As the legacy of the R1 continues to grow, Yamaha remains committed to pushing the boundaries of innovation with the introduction of the R1 GYTR. GYTR (Genuine Yamaha Technology Racing) is Yamaha’s in-house specialist racing component division that has been developing performance enhancing technology for over 40 years. Designed specifically for track-day riders and racers who recognise Yamaha’s winning performance and premium quality, the 2023 R1 GYTR is faster and more precise than ever. Manufactured to comply with FIM Stock 1000 regulations, this high-specification machine provides individuals and teams with the ultimate canvas to create their own unique superbike. The R1 GYTR is equipped with over 25 GYTR race specification components including an Akrapovic race exhaust system, racing ECU, wiring harness, GYTR chassis parts, drive system and complete race cowling in primer white – plus much more. The R1 GYTR is available exclusively from GYTR PRO SHOPS.
To mark such a momentous anniversary, the Yamaha Racing Experience at Mugello will host the celebration activities for the R1, with the Tuscany circuit, renowned for its fast and challenging track layout that makes it a favourite among riders and fans alike, providing the perfect setting to honour such an incredible machine. Usually the event is exclusive to R1M customers, however the 2023 YRE will be open for the first time to R1 owners to mark this momentous occasion, with two different options available to them to attend.

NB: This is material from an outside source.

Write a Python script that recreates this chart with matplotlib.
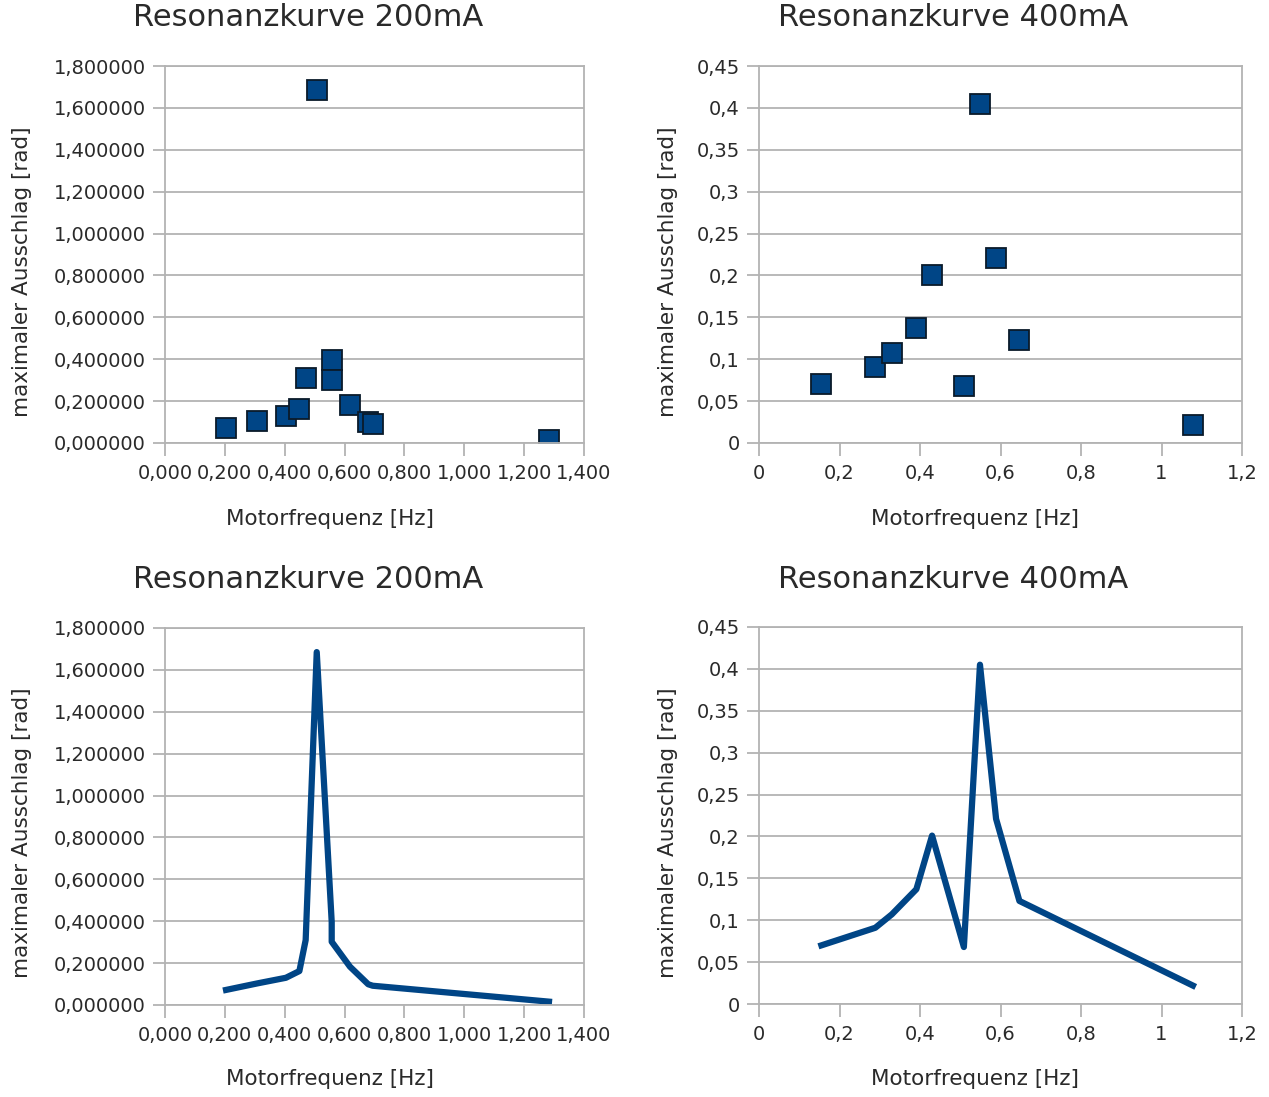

There are 25 spots available to R1 owners for the whole two days program, where they can enjoy the full Yamaha Racing Experience along with the R1M customers – which includes track sessions on both days, the ability to get advises from Yamaha racing technicians to give their bikes the optimum setup, exclusive tours of the Pata Yamaha Prometeon WorldSBK pit box, and much more. Click here to learn more and register for the two-day whole YRE experience.
There is also an option for R1 owners to attend just on Saturday, where they can register for up to two track sessions for free and still enjoy the event atmosphere, and go behind the scenes in the Pata Yamaha Prometeon garage. For more information on this option and to register to attend just on Saturday, click here.
The track sessions at the YRE will see owners get the chance to meet and ride alongside some of Yamaha’s biggest stars from WorldSBK, including Pata Yamaha Prometon WorldSBK riders Toprak Razgatlıoğlu and Andrea Locatelli, the GYTR GRT Yamaha WorldSBK Team duo of Remy Gardner and Dominique Aegerter, GMT94 Yamaha WorldSBK Team’s Lorenzo Baldassari, Yamaha Motoxracing WorldSBK Team’s Bradley Ray, plus YART Yamaha Official EWC Team’s Niccolò Canepa.
The 25th-anniversary celebration at the YRE promises to be an exclusive experience for all R1 and R1M owners to come together and celebrate these iconic machines, with a special exhibition of R1s from across the years and including a collection of some of the most memorable race bikes, with the event showcasing the R1’s enduring legacy in the world of motorcycling.
Marketing and Motorsport Director, Yamaha Motor Europe
“We are proud to honour the 25th anniversary of the Yamaha R1 in 2023. The R1 has been a game-changer in the world of motorcycles, pushing the boundaries of performance and innovation and constantly evolving to be at the pinnacle of the racing world. It is a bike that has redefined what is possible during the last 25 years with technology and innovations derived directly from MotoGP and WSBK. The Yamaha Racing Experience at Mugello will be something special this year, the perfect opportunity to salute such an iconic machine together with our customers and some of Yamaha’s biggest stars.”